Many of Coveney Smith's female clients encounter similar problems. "What does a lesbian bride wear? That issue comes up a lot. I've had brides in black cocktail dresses or in bridesmaids dresses or in tuxes."
The lack of enticing options for the same-sex bride was the impetus behind Coveney Smith's line of bridal tuxes Fourteen, which launched eight months ago. Since DOMA was overturned at the end of June, Coveney Smith says Fourteen's sales have doubled.
Posen thinks there's a lot of opportunity right now for businesses like Coveney Smith's, which cater specifically to same-sex brides and grooms, to flourish. "I think that's a huge open opportunity," he said.
That's good news for graduating Pratt student Madeline Gruen, who won the Pratt Fashion Entrepreneurship Award in April; Gruen told us she hopes to open a salon catering to gay men looking for “outfits to wear and shine at their own weddings.”
As for if Posen will ever do a line, the designer told us, "Potentially. We’ll see." He dressed Portia de Rossi and Ellen DeGeneres on their wedding day and said it was "a really important public move, from a designer house, to embrace an alternative marriage."
According to Sonny Oram of Qwear fashion blog, "there are several queer brands already in place which caters to formal wear for people in the lesbian, queer, and trans community who prefer not to wear dresses." Fourteen is chief among them, but Oram also mentions Tomboy Tailors, The Butch Clothing Company and Androgyny. She adds that brands like TopMan and Indochino, both of which market to men, are queer-friendly and make--or custom tailor--suits to fit the LGBT's needs. Another trend Oram says we might start seeing is for bridal companies to start selling two wedding dresses that go together, for the same-sex couple that both wants to wear dresses.

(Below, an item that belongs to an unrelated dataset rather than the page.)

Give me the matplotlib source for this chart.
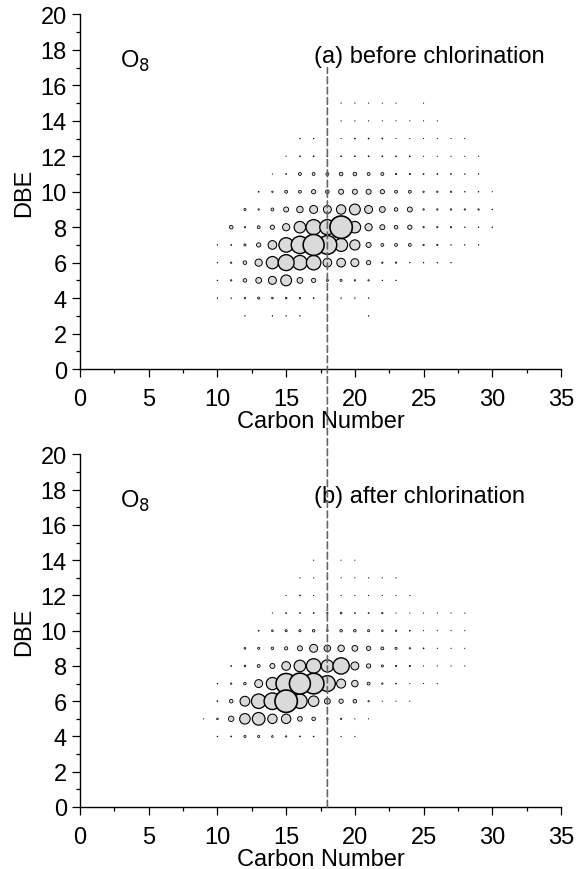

"There are more are [queer-friendly brands like this] cropping up all the time!" says Oram. "I can hardly keep up."
There's certainly money to be made. Even McMurray, who was unconvinced of the supposed gay wedding boom, said that as more States continue to legalize gay marriage, there'll be a 10 billion impact on the wedding industry over three or five years. That's nothing to sniff at, considering McMurray estimates the market is currently valued at "about 50 billion."
That said, businesses like Coveney Smith's or Gruen's, and publications like The Knot's Gay Weddings, will likely remain niche. Why? Because, same-sex couples are pretty similar to hetero couples when it comes to finding their soul mate and getting dressed to marry them.
"I don't think we're going to see too many 'gay wedding dress' lines because that would just be stereotyping," says Roney. "I think what we'll see is existing companies embracing same-sex couples, making sure same-sex couples know they're welcome, and that they want them as customers."
Oram agrees. "At the very least, [bridal companies] will hopefully open up their language to include queer couples (i.e. not assuming that every woman shopping there is marrying a to-be-groom)."
Considering what Coveney Smith said about same-sex couple's #1 concern when planning their wedding--"that some vendor will make them feel like shit [because of their sexual orientation]"--this is no small thing. But it's not exactly going to make millions either. "If they [overturned DOMA] to make money, they did it for the wrong reasons," McMurray says.
Maybe we won't be seeing too many bridal companies coming out with lines of queer-friendly wedding gear... but two brides kissing in a Vera Wang ad? Or two grooms holding hands for Men's Wearhouse? It might not be too far off in the future.